Designing for more than ease of use

I agree with Tom Moran [1] on the following criteria of design: usefulness, reliability, usability, and delight (listed in what I think is the order of importance). This is one reason I'm unhappy when the term Usability is used to cover all aspects of interactive product design. It misses out on the other factors - and constrains the designer's role.

As a designer I want to create successful products - so I want to understand what makes products successful, and how design can influence these factors. One obvious example which is rarely mentioned is price - products should be designed to be manufactured/distributed/maintained cheaply.

For IKEA this means designing furniture that packs flat - other industrial designers work under different constraints, but only in rare cases can they ignore manufacturing costs.
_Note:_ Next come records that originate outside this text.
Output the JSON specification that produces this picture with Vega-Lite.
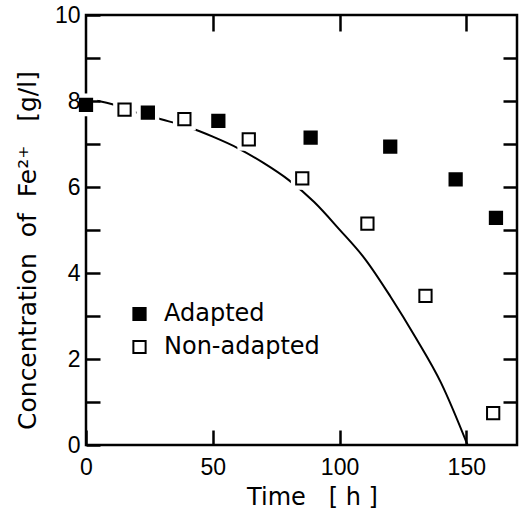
{
  "$schema": "https://vega.github.io/schema/vega-lite/v6.json",
  "width": 431,
  "height": 430,
  "autosize": {"type": "none"},
  "padding": {"left": 86, "top": 15, "right": 7, "bottom": 70},
  "background": "white",
  "config": {
    "view": {"stroke": "black", "strokeWidth": 2.5},
    "axis": {"grid": false, "domain": false, "ticks": true, "tickOpacity": 1, "tickColor": "black", "tickWidth": 2.5, "labelColor": "black", "titleColor": "black", "labelFont": "Liberation Sans", "labelFontSize": 23, "titleFont": "DejaVu Sans", "titleFontSize": 24, "titleFontWeight": "normal"}
  },
  "datasets": {
    "curve": [
      {"t": 0, "c": 8.05}, {"t": 10, "c": 7.93}, {"t": 20, "c": 7.73}, {"t": 30, "c": 7.57},
      {"t": 40, "c": 7.40}, {"t": 50, "c": 7.17}, {"t": 60, "c": 6.90}, {"t": 70, "c": 6.56},
      {"t": 80, "c": 6.16}, {"t": 90, "c": 5.65}, {"t": 100, "c": 5.01}, {"t": 110, "c": 4.33},
      {"t": 120, "c": 3.46}, {"t": 130, "c": 2.50}, {"t": 140, "c": 1.45}, {"t": 150.5, "c": 0}
    ],
    "points": [
      {"t": 0, "c": 7.91, "group": "Adapted"},
      {"t": 24.4, "c": 7.73, "group": "Adapted"},
      {"t": 52.2, "c": 7.54, "group": "Adapted"},
      {"t": 88.6, "c": 7.15, "group": "Adapted"},
      {"t": 120, "c": 6.94, "group": "Adapted"},
      {"t": 145.8, "c": 6.18, "group": "Adapted"},
      {"t": 161.7, "c": 5.28, "group": "Adapted"},
      {"t": 15.2, "c": 7.80, "group": "Non-adapted"},
      {"t": 38.8, "c": 7.58, "group": "Non-adapted"},
      {"t": 64.2, "c": 7.11, "group": "Non-adapted"},
      {"t": 85.3, "c": 6.20, "group": "Non-adapted"},
      {"t": 111, "c": 5.15, "group": "Non-adapted"},
      {"t": 133.9, "c": 3.47, "group": "Non-adapted"},
      {"t": 160.6, "c": 0.74, "group": "Non-adapted"}
    ]
  },
  "resolve": {"axis": {"x": "independent", "y": "independent"}},
  "layer": [
    {
      "data": {"name": "curve"},
      "mark": {"type": "line", "color": "black", "strokeWidth": 2, "interpolate": "monotone", "clip": true},
      "encoding": {
        "x": {"field": "t", "type": "quantitative", "scale": {"domain": [0, 170], "nice": false},
          "axis": {"orient": "bottom", "values": [0, 50, 100, 150], "offset": -15, "ticks": true, "tickSize": 15, "tickColor": "black", "labelPadding": 11, "labelFlush": false, "zindex": 1,
            "title": "Time\u00a0\u00a0\u00a0[\u00a0h\u00a0]", "titleX": 226, "titleY": 67, "titleBaseline": "middle", "titleAlign": "center", "titleAnchor": null}},
        "y": {"field": "c", "type": "quantitative", "scale": {"domain": [0, 10], "nice": false},
          "axis": {"orient": "left", "values": [0, 1, 2, 3, 4, 5, 6, 7, 8, 9, 10], "offset": -14, "ticks": true, "tickSize": 14, "tickColor": "black", "labelPadding": 6, "labelFlush": false, "zindex": 1,
            "labelExpr": "datum.value % 2 == 0 ? datum.label : ''",
            "title": "Concentration\u00a0\u00a0of\u00a0\u00a0Fe²⁺\u00a0\u00a0\u00a0[g/l]", "titleFontSize": 25, "titleX": -73, "titleY": 235, "titleBaseline": "middle", "titleAlign": "center", "titleAngle": -90, "titleAnchor": null}}
      }
    },
    {
      "data": {"name": "points"},
      "mark": {"type": "square", "color": "white", "size": 520, "opacity": 1},
      "encoding": {
        "x": {"field": "t", "type": "quantitative",
          "axis": {"orient": "top", "values": [50, 100, 150], "offset": -16, "ticks": true, "tickSize": 16, "tickColor": "black", "labels": false, "title": null, "zindex": 1}},
        "y": {"field": "c", "type": "quantitative",
          "axis": {"orient": "right", "values": [1, 2, 3, 4, 5, 6, 7, 8, 9], "offset": -14, "ticks": true, "tickSize": 14, "tickColor": "black", "labels": false, "title": null, "zindex": 1}}
      }
    },
    {
      "data": {"name": "points"},
      "mark": {"type": "square", "size": 150, "stroke": "black", "strokeWidth": 2, "opacity": 1},
      "encoding": {
        "x": {"field": "t", "type": "quantitative", "axis": null},
        "y": {"field": "c", "type": "quantitative", "axis": null},
        "fill": {"field": "group", "type": "nominal",
          "scale": {"domain": ["Adapted", "Non-adapted"], "range": ["black", "white"]},
          "legend": {"orient": "none", "legendX": 41.5, "legendY": 287, "title": null, "padding": 0,
            "symbolType": "square", "symbolSize": 150, "symbolStrokeColor": "black", "symbolStrokeWidth": 2,
            "labelFont": "DejaVu Sans", "labelFontSize": 24, "labelColor": "black", "labelOffset": 12.5, "rowPadding": 9}}
      }
    }
  ]
}
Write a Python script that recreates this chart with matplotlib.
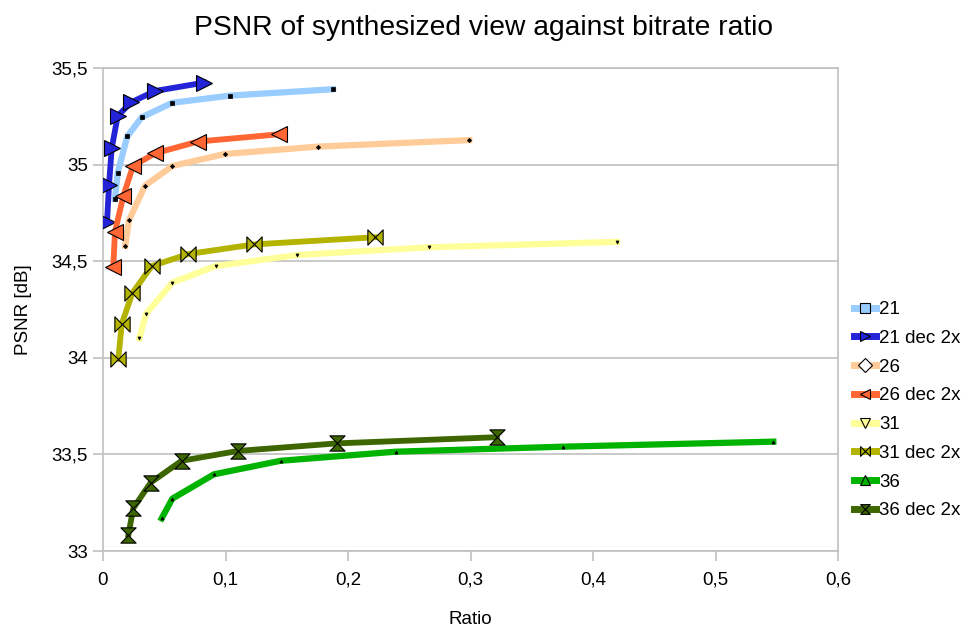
import numpy as np
import matplotlib
matplotlib.use("Agg")
import matplotlib.pyplot as plt
from matplotlib.path import Path
from matplotlib.lines import Line2D
from matplotlib.ticker import FuncFormatter, MultipleLocator

plt.rcParams['font.family'] = ['Liberation Sans', 'DejaVu Sans']

# ---- data ----------------------------------------------------------------
x21   = [0.0098, 0.0120, 0.0198, 0.0316, 0.0566, 0.1037, 0.1878]
y21   = [34.822, 34.958, 35.146, 35.245, 35.320, 35.357, 35.390]
x21d  = [0.0033, 0.0049, 0.0071, 0.0120, 0.0229, 0.0424, 0.0824]
y21d  = [34.703, 34.894, 35.084, 35.252, 35.322, 35.381, 35.424]
x26   = [0.0182, 0.0212, 0.0343, 0.0566, 0.0996, 0.1753, 0.2990]
y26   = [34.580, 34.712, 34.891, 34.993, 35.055, 35.093, 35.127]
x26d  = [0.0084, 0.0098, 0.0166, 0.0245, 0.0424, 0.0773, 0.1439]
y26d  = [34.472, 34.653, 34.837, 34.993, 35.058, 35.119, 35.157]
x31   = [0.0296, 0.0351, 0.0566, 0.0920, 0.1586, 0.2659, 0.4196]
y31   = [34.101, 34.227, 34.389, 34.475, 34.532, 34.572, 34.600]
x31d  = [0.0125, 0.0153, 0.0239, 0.0398, 0.0696, 0.1235, 0.2220]
y31d  = [33.994, 34.175, 34.334, 34.475, 34.537, 34.587, 34.624]
x36   = [0.0479, 0.0566, 0.0906, 0.1451, 0.2389, 0.3758, 0.5472]
y36   = [33.169, 33.271, 33.397, 33.467, 33.514, 33.540, 33.566]
x36d  = [0.0207, 0.0247, 0.0389, 0.0642, 0.1104, 0.1908, 0.3214]
y36d  = [33.083, 33.221, 33.354, 33.467, 33.518, 33.557, 33.589]

labels = ["21", "21 dec 2x", "26", "26 dec 2x", "31", "31 dec 2x", "36", "36 dec 2x"]
colors = ["#99ccff", "#2323d8", "#ffcc99", "#ff6633",
          "#ffff99", "#b3b300", "#00b300", "#3d6600"]

# custom markers: bowtie and hourglass
bowtie = Path([(-1, 1), (1, -1), (1, 1), (-1, -1), (-1, 1)],
              [Path.MOVETO, Path.LINETO, Path.LINETO, Path.LINETO, Path.CLOSEPOLY])
hourglass = Path([(-1, 1), (1, 1), (-1, -1), (1, -1), (-1, 1)],
                 [Path.MOVETO, Path.LINETO, Path.LINETO, Path.LINETO, Path.CLOSEPOLY])
markers = ["s", ">", "D", "<", "v", bowtie, "^", hourglass]

series = [(x21, y21), (x21d, y21d), (x26, y26), (x26d, y26d),
          (x31, y31), (x31d, y31d), (x36, y36), (x36d, y36d)]

fig = plt.figure(figsize=(9.66, 6.3), dpi=100)
ax = fig.add_axes([103/966, 1-551/630, 735/966, 483/630])

for i, (xs, ys) in enumerate(series):
    dec = i % 2 == 1
    if dec:
        ax.plot(xs, ys, color=colors[i], lw=4.2, marker=markers[i], ms=11,
                mfc=colors[i], mec="black", mew=0.8, solid_joinstyle="round", zorder=3)
    else:
        ax.plot(xs, ys, color=colors[i], lw=4.5, marker=markers[i], ms=2.2,
                mfc="black", mec="black", mew=0.5, solid_joinstyle="round", zorder=2)

ax.set_xlim(0, 0.6)
ax.set_ylim(33, 35.5)
ax.xaxis.set_major_locator(MultipleLocator(0.1))
ax.yaxis.set_major_locator(MultipleLocator(0.5))
fmt = FuncFormatter(lambda v, p: ("%g" % round(v, 2)).replace(".", ","))
ax.xaxis.set_major_formatter(fmt)
ax.yaxis.set_major_formatter(fmt)
ax.grid(axis="y", color="#c0c0c0", lw=1.2)
ax.set_axisbelow(True)
for s in ax.spines.values():
    s.set_color("#c0c0c0")
    s.set_linewidth(1.2)
ax.tick_params(direction="out", length=7, width=1.2, color="#c0c0c0",
               labelsize=13.5, pad=4)
ax.tick_params(axis="x", pad=8)

ax.set_xlabel("Ratio", fontsize=13.5, labelpad=16)
ax.set_ylabel("PSNR [dB]", fontsize=13.5, labelpad=14)
fig.text(0.5, 1-28/630, "PSNR of synthesized view against bitrate ratio",
         ha="center", va="center", fontsize=20.3)

handles = [Line2D([], [], color=colors[i], lw=5, marker=markers[i], ms=7,
                  mfc=("white" if i == 2 else colors[i]), mec="black", mew=0.8)
           for i in range(8)]
fig.legend(handles, labels, loc="upper left", bbox_to_anchor=(854/966, 1-301/630),
           frameon=False, fontsize=13.5, handlelength=1.15, handletextpad=0.2,
           labelspacing=0.62, borderpad=0, borderaxespad=0)

fig.savefig("out.png", dpi=100)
On software projects, a good designer can limit implementation costs by being very selective about which features are included in the product, or by defining/documenting the functionality well enough to prevent misunderstanding (which can lead to endless cycles of reworking and retesting). Design management (ie. how design as a resource is applied to a project) becomes an important tool on larger projects, where the design may be done by a changing group of designers. Earlier design decisions may be overturned as new project members with an alternative (and still evolving) understanding of the problems come on board, eager to make an impact. This usually leads to unforeseen consequences, design inconsistencies that then need to be fixed, re-implementation, and re-testing (and eventually lack of trust in the design team). All of these have direct impact on price (and shipping schedule).

I want to explore other aspects of this in later posts, including designing for technology adoption - how and why users become regular users of a product, and how it is integrated into their lives. Other topics will surely arise.

[1] For more inspired design wisdom from Tom Moran, I recommend reading his Keynote Presentation from DIS 2002.